→ **WHAT THE TASK REQUIRES**: Omit all images, then return the remaining material exactly as it stands.
* Begin *
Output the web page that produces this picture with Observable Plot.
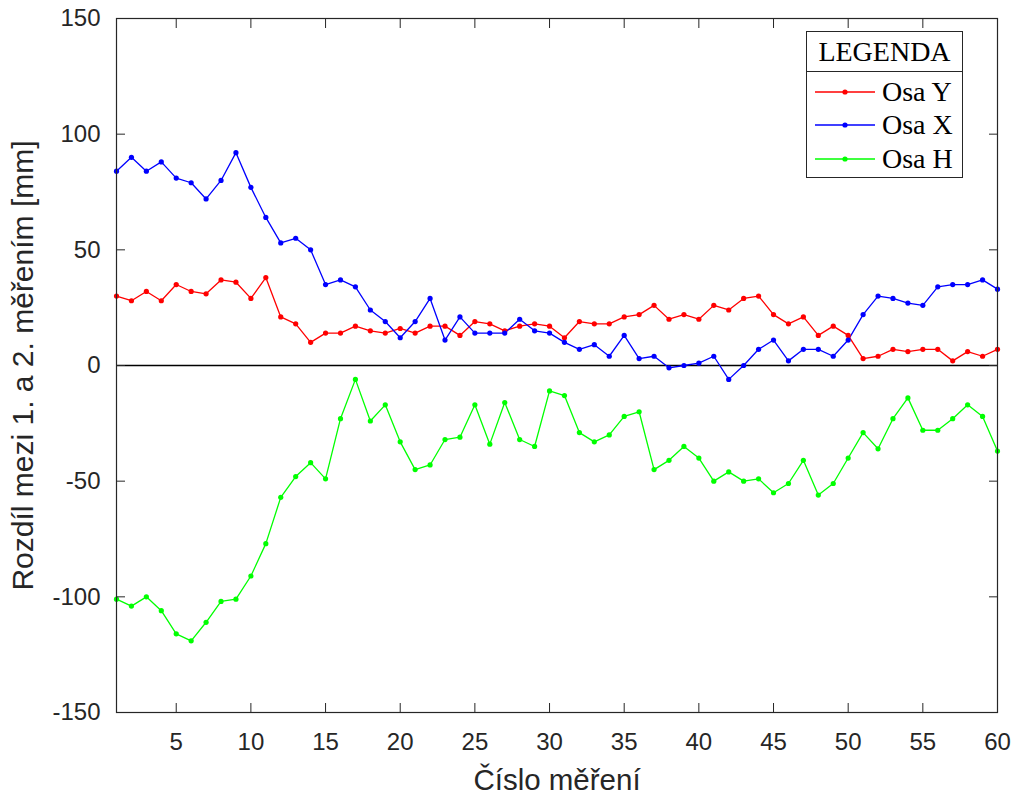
<!DOCTYPE html>
<html>
<head>
<meta charset="utf-8">
<script src="https://cdn.jsdelivr.net/npm/d3@7"></script>
<script src="https://cdn.jsdelivr.net/npm/@observablehq/plot@0.6"></script>
<style>
  html, body { margin: 0; padding: 0; background: #ffffff; }
  #wrap { position: relative; width: 1017px; height: 798px; }
  #legend {
    position: absolute; left: 806px; top: 31px; width: 157px; height: 147px;
    border: 1px solid #262626; background: #fff; box-sizing: border-box;
    font-family: "Liberation Serif", "Times New Roman", serif; color: #000;
  }
  #legend .head { height: 39px; border-bottom: 1px solid #262626; text-align: center;
    font-size: 28px; line-height: 40px; }
  #legend .row { position: absolute; left: 0; height: 34px; display: flex; align-items: center; font-size: 28px; }
  #legend svg { display: block; margin-left: 8px; margin-right: 7px; }
</style>
</head>
<body>
<div id="wrap"></div>
<script>
// ---- data ----
const measurement = d3.range(1, 61);
const osaY = [30,28,32,28,35,32,31,37,36,29,38,21,18,10,14,14,17,15,14,16,
              14,17,17,13,19,18,15,17,18,17,12,19,18,18,21,22,26,20,22,20,
              26,24,29,30,22,18,21,13,17,13,3,4,7,6,7,7,2,6,4,7];
const osaX = [84,90,84,88,81,79,72,80,92,77,64,53,55,50,35,37,34,24,19,12,
              19,29,11,21,14,14,14,20,15,14,10,7,9,4,13,3,4,-1,0,1,
              4,-6,0,7,11,2,7,7,4,11,22,30,29,27,26,34,35,35,37,33];
const osaH = [-101,-104,-100,-106,-116,-119,-111,-102,-101,-91,-77,-57,-48,-42,-49,-23,-6,-24,-17,-33,
              -45,-43,-32,-31,-17,-34,-16,-32,-35,-11,-13,-29,-33,-30,-22,-20,-45,-41,-35,-40,
              -50,-46,-50,-49,-55,-51,-41,-56,-51,-40,-29,-36,-23,-14,-28,-28,-23,-17,-22,-37];
const seriesNames = ["Osa Y", "Osa X", "Osa H"];
const seriesColors = ["#ff0000", "#0000ff", "#00ff00"];
const seriesValues = [osaY, osaX, osaH];
const xTicks = [5,10,15,20,25,30,35,40,45,50,55,60];
const yTicks = [-150,-100,-50,0,50,100,150];
const xLabel = "Číslo měření";
const yLabel = "Rozdíl mezi 1. a 2. měřením [mm]";
const legendTitle = "LEGENDA";

const data = seriesNames.flatMap((s, k) =>
  seriesValues[k].map((v, i) => ({n: measurement[i], v, s})));

const axisColor = "#262626";
const fmt = d => String(d);
const chart = Plot.plot({
  width: 1017, height: 798,
  marginLeft: 116, marginRight: 20, marginTop: 18, marginBottom: 86,
  style: {fontFamily: "'Liberation Sans', Arial, Helvetica, sans-serif", color: axisColor, background: "#fff"},
  x: {domain: [1, 60], label: null},
  y: {domain: [-150, 150], label: null},
  color: {domain: seriesNames, range: seriesColors},
  marks: [
    Plot.ruleY([0], {stroke: "#000", strokeWidth: 1.4}),
    Plot.line(data, {x: "n", y: "v", z: "s", stroke: "s", strokeWidth: 1.3}),
    Plot.dot(data, {x: "n", y: "v", fill: "s", r: 2.6}),
    Plot.frame({stroke: axisColor, strokeWidth: 1.2}),
    Plot.axisX(xTicks, {tickSize: 0, tickPadding: 20, fontSize: 24, label: null, tickFormat: fmt}),
    Plot.axisX(xTicks, {tickSize: -9, text: null, label: null, stroke: axisColor}),
    Plot.axisX(xTicks, {anchor: "top", tickSize: -9, text: null, label: null, stroke: axisColor}),
    Plot.axisY(yTicks, {tickSize: 0, tickPadding: 16, fontSize: 24, label: null, tickFormat: fmt}),
    Plot.axisY(yTicks, {tickSize: -9, text: null, label: null, stroke: axisColor}),
    Plot.axisY(yTicks, {anchor: "right", tickSize: -9, text: null, label: null, stroke: axisColor}),
    Plot.text([xLabel], {frameAnchor: "bottom", dy: 68, lineAnchor: "middle", textAnchor: "middle", fontSize: 29.5, fill: axisColor}),
    Plot.text([yLabel], {frameAnchor: "left", dx: -93, rotate: -90, lineAnchor: "middle", textAnchor: "middle", fontSize: 30, fill: axisColor})
  ]
});

const wrap = document.getElementById("wrap");
wrap.appendChild(chart);

// legend
const legend = document.createElement("div");
legend.id = "legend";
const head = document.createElement("div");
head.className = "head";
head.textContent = legendTitle;
legend.appendChild(head);
seriesNames.forEach((name, k) => {
  const row = document.createElement("div");
  row.className = "row";
  row.style.top = (43 + k * 33.3) + "px";
  const ns = "http://www.w3.org/2000/svg";
  const svg = document.createElementNS(ns, "svg");
  svg.setAttribute("width", 60); svg.setAttribute("height", 10);
  const ln = document.createElementNS(ns, "line");
  ln.setAttribute("x1", 0); ln.setAttribute("x2", 60); ln.setAttribute("y1", 5); ln.setAttribute("y2", 5);
  ln.setAttribute("stroke", seriesColors[k]); ln.setAttribute("stroke-width", 1.3);
  const c = document.createElementNS(ns, "circle");
  c.setAttribute("cx", 30); c.setAttribute("cy", 5); c.setAttribute("r", 2.6);
  c.setAttribute("fill", seriesColors[k]);
  svg.appendChild(ln); svg.appendChild(c);
  const t = document.createElement("span");
  t.textContent = name;
  row.appendChild(svg); row.appendChild(t);
  legend.appendChild(row);
});
wrap.appendChild(legend);
</script>
</body>
</html>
* End *
→ **TASK RESULT**:
Output the web page that produces this picture with Observable Plot.
<!DOCTYPE html>
<html>
<head>
<meta charset="utf-8">
<script src="https://cdn.jsdelivr.net/npm/d3@7"></script>
<script src="https://cdn.jsdelivr.net/npm/@observablehq/plot@0.6"></script>
<style>
  html, body { margin: 0; padding: 0; background: #ffffff; }
  #wrap { position: relative; width: 1017px; height: 798px; }
  #legend {
    position: absolute; left: 806px; top: 31px; width: 157px; height: 147px;
    border: 1px solid #262626; background: #fff; box-sizing: border-box;
    font-family: "Liberation Serif", "Times New Roman", serif; color: #000;
  }
  #legend .head { height: 39px; border-bottom: 1px solid #262626; text-align: center;
    font-size: 28px; line-height: 40px; }
  #legend .row { position: absolute; left: 0; height: 34px; display: flex; align-items: center; font-size: 28px; }
  #legend svg { display: block; margin-left: 8px; margin-right: 7px; }
</style>
</head>
<body>
<div id="wrap"></div>
<script>
// ---- data ----
const measurement = d3.range(1, 61);
const osaY = [30,28,32,28,35,32,31,37,36,29,38,21,18,10,14,14,17,15,14,16,
              14,17,17,13,19,18,15,17,18,17,12,19,18,18,21,22,26,20,22,20,
              26,24,29,30,22,18,21,13,17,13,3,4,7,6,7,7,2,6,4,7];
const osaX = [84,90,84,88,81,79,72,80,92,77,64,53,55,50,35,37,34,24,19,12,
              19,29,11,21,14,14,14,20,15,14,10,7,9,4,13,3,4,-1,0,1,
              4,-6,0,7,11,2,7,7,4,11,22,30,29,27,26,34,35,35,37,33];
const osaH = [-101,-104,-100,-106,-116,-119,-111,-102,-101,-91,-77,-57,-48,-42,-49,-23,-6,-24,-17,-33,
              -45,-43,-32,-31,-17,-34,-16,-32,-35,-11,-13,-29,-33,-30,-22,-20,-45,-41,-35,-40,
              -50,-46,-50,-49,-55,-51,-41,-56,-51,-40,-29,-36,-23,-14,-28,-28,-23,-17,-22,-37];
const seriesNames = ["Osa Y", "Osa X", "Osa H"];
const seriesColors = ["#ff0000", "#0000ff", "#00ff00"];
const seriesValues = [osaY, osaX, osaH];
const xTicks = [5,10,15,20,25,30,35,40,45,50,55,60];
const yTicks = [-150,-100,-50,0,50,100,150];
const xLabel = "Číslo měření";
const yLabel = "Rozdíl mezi 1. a 2. měřením [mm]";
const legendTitle = "LEGENDA";

const data = seriesNames.flatMap((s, k) =>
  seriesValues[k].map((v, i) => ({n: measurement[i], v, s})));

const axisColor = "#262626";
const fmt = d => String(d);
const chart = Plot.plot({
  width: 1017, height: 798,
  marginLeft: 116, marginRight: 20, marginTop: 18, marginBottom: 86,
  style: {fontFamily: "'Liberation Sans', Arial, Helvetica, sans-serif", color: axisColor, background: "#fff"},
  x: {domain: [1, 60], label: null},
  y: {domain: [-150, 150], label: null},
  color: {domain: seriesNames, range: seriesColors},
  marks: [
    Plot.ruleY([0], {stroke: "#000", strokeWidth: 1.4}),
    Plot.line(data, {x: "n", y: "v", z: "s", stroke: "s", strokeWidth: 1.3}),
    Plot.dot(data, {x: "n", y: "v", fill: "s", r: 2.6}),
    Plot.frame({stroke: axisColor, strokeWidth: 1.2}),
    Plot.axisX(xTicks, {tickSize: 0, tickPadding: 20, fontSize: 24, label: null, tickFormat: fmt}),
    Plot.axisX(xTicks, {tickSize: -9, text: null, label: null, stroke: axisColor}),
    Plot.axisX(xTicks, {anchor: "top", tickSize: -9, text: null, label: null, stroke: axisColor}),
    Plot.axisY(yTicks, {tickSize: 0, tickPadding: 16, fontSize: 24, label: null, tickFormat: fmt}),
    Plot.axisY(yTicks, {tickSize: -9, text: null, label: null, stroke: axisColor}),
    Plot.axisY(yTicks, {anchor: "right", tickSize: -9, text: null, label: null, stroke: axisColor}),
    Plot.text([xLabel], {frameAnchor: "bottom", dy: 68, lineAnchor: "middle", textAnchor: "middle", fontSize: 29.5, fill: axisColor}),
    Plot.text([yLabel], {frameAnchor: "left", dx: -93, rotate: -90, lineAnchor: "middle", textAnchor: "middle", fontSize: 30, fill: axisColor})
  ]
});

const wrap = document.getElementById("wrap");
wrap.appendChild(chart);

// legend
const legend = document.createElement("div");
legend.id = "legend";
const head = document.createElement("div");
head.className = "head";
head.textContent = legendTitle;
legend.appendChild(head);
seriesNames.forEach((name, k) => {
  const row = document.createElement("div");
  row.className = "row";
  row.style.top = (43 + k * 33.3) + "px";
  const ns = "http://www.w3.org/2000/svg";
  const svg = document.createElementNS(ns, "svg");
  svg.setAttribute("width", 60); svg.setAttribute("height", 10);
  const ln = document.createElementNS(ns, "line");
  ln.setAttribute("x1", 0); ln.setAttribute("x2", 60); ln.setAttribute("y1", 5); ln.setAttribute("y2", 5);
  ln.setAttribute("stroke", seriesColors[k]); ln.setAttribute("stroke-width", 1.3);
  const c = document.createElementNS(ns, "circle");
  c.setAttribute("cx", 30); c.setAttribute("cy", 5); c.setAttribute("r", 2.6);
  c.setAttribute("fill", seriesColors[k]);
  svg.appendChild(ln); svg.appendChild(c);
  const t = document.createElement("span");
  t.textContent = name;
  row.appendChild(svg); row.appendChild(t);
  legend.appendChild(row);
});
wrap.appendChild(legend);
</script>
</body>
</html>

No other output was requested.